The next generation of consoles is coming, and with the Xbox One and Playstation 4 on the way gamers are finally able to picture what the next evolution of console based gaming will look like. Hardware improvements and software interfaces aside, one major change is set to impact the economic landscape of gaming – online distribution.
The used game industry is gigantic – in 2012 spending on used games amounted to 1.6 billion dollars, according to gamesindustry international. Consumers rely on reduced game prices to afford new titles or get back some of their hefty initial investments. Digital purchases threaten the often underestimated value in physical copies.
While both Sony and Microsoft have had digital stores on their respective consoles for years (the Xbox Game Store launched in November 2005), all coverage surrounding the new console generation suggests an increased focus on digital distribution. The benefit of such a system is primarily convenience. Gamers don’t have to organize their discs, or go searching for their favorite titles. Everything is put together in a cohesive, comprehensive manner. Distributing costs will also be lower for developers, which could prompt a drop in new game titles.

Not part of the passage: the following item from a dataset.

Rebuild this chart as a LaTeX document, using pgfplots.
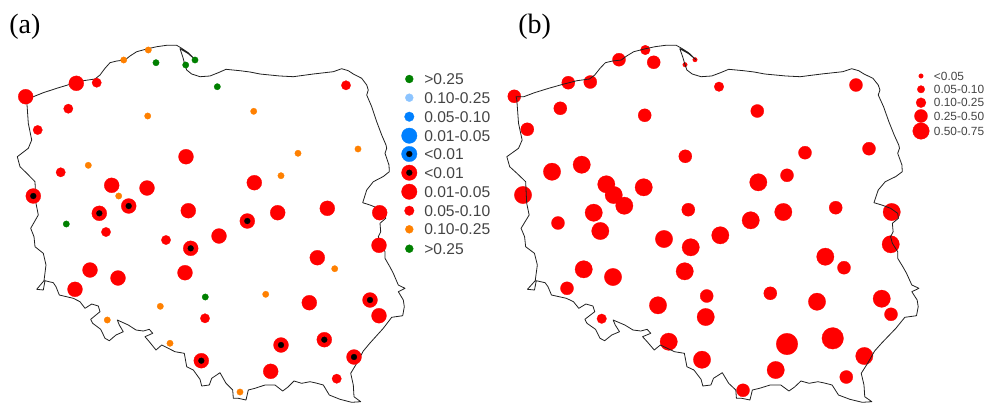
\documentclass[border=0pt]{standalone}
\usepackage{pgfplots}
\usepackage{fontspec}
\setmainfont{Liberation Sans}
\newfontfamily\timesf{Liberation Serif}
\pgfplotsset{compat=1.18}
\usepackage{pgfplotstable}
\definecolor{cred}{HTML}{FF0000}
\definecolor{corange}{HTML}{FF8000}
\definecolor{cgreen}{HTML}{008000}
\definecolor{cblue}{HTML}{0080FF}
\definecolor{clight}{HTML}{8CC4FF}
\definecolor{ctext}{HTML}{444444}
\definecolor{cline}{HTML}{202020}
\pgfplotstableread{
x y
33.3 96.7
43.3 92.7
56.7 88.3
70 84.3
83.3 80.7
95 79
100 75
105 68.3
110 62.7
116.7 61
125 60
130 56
136.7 51.7
146.7 49
156.7 46.7
166.7 45.3
176.7 45.3
181.7 48.3
188.3 52.7
195 59.5
188 53.5
180 48.7
182.7 56.7
185 65
186.7 70
191.7 74
200 76.7
210 76
218.3 72.7
226 69.3
240 70.7
250 72
260 74
280 76
293.3 76.7
313.3 74
333.3 71.7
341.7 68.7
348.3 70.7
353.3 74
361.7 78.3
366.7 85
368.3 90
366.7 95
371.7 106.7
376.7 121.7
381.7 135
386 145
386.7 148.3
385 153.3
389 165
389.3 171.7
383.3 176.5
373.3 181.7
366.7 190
362.7 202.7
370 205
378.3 208.3
385 213.3
385.7 218.3
380 223.3
380.7 231.7
378.3 236.7
380 243.3
385 251.7
385 258.3
390 267
393.3 273.3
398.3 285
405 288.3
398.3 291.7
403.3 300
404.3 306.7
402.7 315.7
391.7 317.3
383.3 328.3
370 343
363.3 351
356.7 363.3
350.7 373.3
353.3 385
354 396.7
360.7 401.7
351.7 402.3
340 399.3
329.3 395
323.3 385
316 383
310 381.7
301.7 383.3
294 381
288 387
282.7 391
275 385
265 385
255 388.3
248.3 390
246 400
238.3 398.3
233.3 398.3
232.7 390
226 383.3
220 372.7
211.7 378.3
209.3 385
201.7 386
200 379.3
193.3 370
186.7 366.7
184.3 353.3
175 351.7
168.3 348.3
161.7 345
156 350
149.3 341.7
145 336.7
152.7 333.3
149.3 329.3
143.3 331
136 330
128.3 325
117.3 320
119.3 325
123.3 331.7
116 335
109.3 340.7
105 338.3
100.7 329.3
92.7 323.3
90.7 319.3
100 311.7
98.3 306
91.7 304
85 308.3
80 301.7
73.3 298.3
59.3 295
56 286.7
53.3 282.7
45 280.7
43.3 290
36.7 289.3
44 280.7
46 265
43.3 253.3
35 246.7
34 236.7
30.7 228.3
38.3 215
36 203.3
35 181.7
27 173.5
20 166.7
17.3 156.7
28.3 148.3
31.7 140
28.3 123.3
26.7 100
26 96.7
33.3 96.7
}\outline
\pgfplotsset{
  canvas/.style={
    at={(0,0)}, anchor=south west, scale only axis, width=738pt, height=303pt,
    y dir=reverse, ymin=0, ymax=404, hide axis, clip=false},
  pts/.style n args={2}{only marks, mark=*, mark size=#2, color=#1, mark options={draw=#1, fill=#1, line width=0.2pt}},
  border/.style={no markers, color=cline, line width=0.6pt, line join=round}
}
\tikzset{
  ltxt/.style={anchor=west, text=ctext, font=\fontsize{11.7pt}{13pt}\selectfont, inner sep=0pt},
  rtxt/.style={anchor=west, text=ctext, font=\fontsize{8.9pt}{10pt}\selectfont, inner sep=0pt},
  ptxt/.style={anchor=base west, font=\fontsize{21pt}{24pt}\selectfont\timesf, inner sep=0pt}
}
\begin{document}
\begin{tikzpicture}
\path[use as bounding box] (0,0) rectangle (738pt,303pt);
\begin{axis}[canvas, xmin=0, xmax=984]
% ---------- panel (a): large red
\addplot[pts={cred}{5.6pt}] coordinates {
(25.7,96.7)(76.3,83.3)(186,156.7)(111.7,185.3)(147,188)(188.3,210.7)(219,236)
(90,270)(118,278)(75,289.3)(185,272.7)(254.3,182.7)(277.7,212.7)(327.3,208.3)
(379.7,212.7)(379,245.3)(317.3,257.7)(309.3,302.7)(379,315.7)(270.7,371.3)};
% red with black centre
\addplot[pts={cred}{5.6pt}] coordinates {
(33.3,196)(99.3,213.3)(128.7,206)(190.7,248.3)(247.3,221)(201.3,360.7)
(370,300)(281,345)(324.3,339.7)(354,357)};
\addplot[pts={black}{2.2pt}] coordinates {
(33.3,196)(99.3,213.3)(128.7,206)(190.7,248.3)(247.3,221)(201.3,360.7)
(370,300)(281,345)(324.3,339.7)(354,357)};
% medium red
\addplot[pts={cred}{3.5pt}] coordinates {
(96.7,82.7)(68.3,108.7)(37.7,130)(60.7,172.3)(106,232)(166,240)(205,318.3)
(346,85.3)(336.7,378.7)};
% orange
\addplot[pts={corange}{2.4pt}] coordinates {
(123.7,60)(148.3,50)(147.7,116)(88.3,165.3)(118.7,196)(253.7,111.3)(298,153.3)
(358,149)(281,175.7)(334.7,268.7)(265.7,294.3)(160.3,306.3)(107.3,320)(170,343.3)(240,392)};
% green
\addplot[pts={cgreen}{2.4pt}] coordinates {
(156,62.7)(185.7,65)(195,60)(217.3,86.7)(66.3,224)(205.3,297)};
% ---------- legend (a)
\addplot[pts={cgreen}{3pt}] coordinates {(409.3,79)(409.3,248.7)};
\addplot[pts={clight}{3pt}] coordinates {(409.3,97.7)};
\addplot[pts={cblue}{3.6pt}] coordinates {(409.3,116.7)};
\addplot[pts={cblue}{5.8pt}] coordinates {(409.3,135.7)(409.3,154)};
\addplot[pts={cred}{5.8pt}] coordinates {(409.3,172.7)(409.3,191.7)};
\addplot[pts={black}{2.2pt}] coordinates {(409.3,154)(409.3,172.7)};
\addplot[pts={cred}{3.6pt}] coordinates {(409.3,210.7)};
\addplot[pts={corange}{3pt}] coordinates {(409.3,229.3)};
\node[ltxt] at (axis cs:424,79) {>0.25};
\node[ltxt] at (axis cs:424,97.7) {0.10-0.25};
\node[ltxt] at (axis cs:424,116.7) {0.05-0.10};
\node[ltxt] at (axis cs:424,135.7) {0.01-0.05};
\node[ltxt] at (axis cs:424,154) {<0.01};
\node[ltxt] at (axis cs:424,172.7) {<0.01};
\node[ltxt] at (axis cs:424,191.7) {0.01-0.05};
\node[ltxt] at (axis cs:424,210.7) {0.05-0.10};
\node[ltxt] at (axis cs:424,229.3) {0.10-0.25};
\node[ltxt] at (axis cs:424,248.7) {>0.25};
% ---------- panel (b)
\addplot[pts={cred}{8.1pt}] coordinates {(787,344)(832.7,338.3)};
\addplot[pts={cred}{6.5pt}] coordinates {
(552,171.7)(581.7,164.7)(606.3,184.3)(643.7,187.3)(523,195)(613.7,195)(624.3,205.7)
(593.7,212.7)(600.3,231)(664,239)(690.7,247.3)(720.3,235.3)(583.7,269.3)(613,277)
(684.7,271.3)(658,305.3)(705.7,317)(668.7,341.7)(702,359.7)(758.3,182.3)(750.7,220.3)
(783.3,212)(891.7,212)(890.7,244.3)(825.3,256.7)(817,301.7)(881.7,298.7)(864.3,356)(775.7,370)};
\addplot[pts={cred}{4.9pt}] coordinates {
(514.3,96.3)(568.3,82.7)(590.3,82)(619,59.7)(653.7,62.3)(560.3,108.3)(527.3,129.3)
(644.7,115.3)(685.3,156.3)(558,223)(688.3,209.7)(567,288.3)(706.7,296)(743,390.3)
(856,85)(757.3,111)(805,152.7)(869,148.7)(787,175.3)(835.7,207.7)(844,267.7)
(770.3,293.3)(891,314.3)(846.3,377)};
\addplot[pts={cred}{3.6pt}] coordinates {(645.3,50)(719,86.7)(601.7,318.7)};
\addplot[pts={cred}{1.7pt}] coordinates {(685,64.7)(695,59.7)};
% ---------- legend (b)
\addplot[pts={cred}{1.7pt}] coordinates {(921,76)};
\addplot[pts={cred}{2.8pt}] coordinates {(921,89.3)};
\addplot[pts={cred}{3.7pt}] coordinates {(921,102.7)};
\addplot[pts={cred}{4.9pt}] coordinates {(921,116)};
\addplot[pts={cred}{6.2pt}] coordinates {(921,131)};
\node[rtxt] at (axis cs:933.7,76) {<0.05};
\node[rtxt] at (axis cs:933.7,89.3) {0.05-0.10};
\node[rtxt] at (axis cs:933.7,102.7) {0.10-0.25};
\node[rtxt] at (axis cs:933.7,116) {0.25-0.50};
\node[rtxt] at (axis cs:933.7,131) {0.50-0.75};
% ---------- labels and outline (a)
\node[ptxt] at (axis cs:9,33) {(a)};
\node[ptxt] at (axis cs:518,33) {(b)};
\addplot[border] table[x=x,y=y] {\outline};
\end{axis}
% outline (b): same border, on a slightly wider x scale
\begin{axis}[canvas, xmin=-459.5, xmax=466.2]
\addplot[border] table[x=x,y=y] {\outline};
\end{axis}
\end{tikzpicture}
\end{document}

The downside is the loss of all benefits related to hard copy games. Lending to friends, buying and selling used copies, and taking pride in your own collection – the future of gaming is at risk of losing those experiences. The transition from physical to digital games will not occur overnight, but the change has already started – and in the coming years gaming may end up without wallside shelves or green and gray game cases, but instead hard drives and cloud storage. The video game industry is relatively new, and as it grows the developments will likely be sudden and often. Gamers will be the ones to benefit.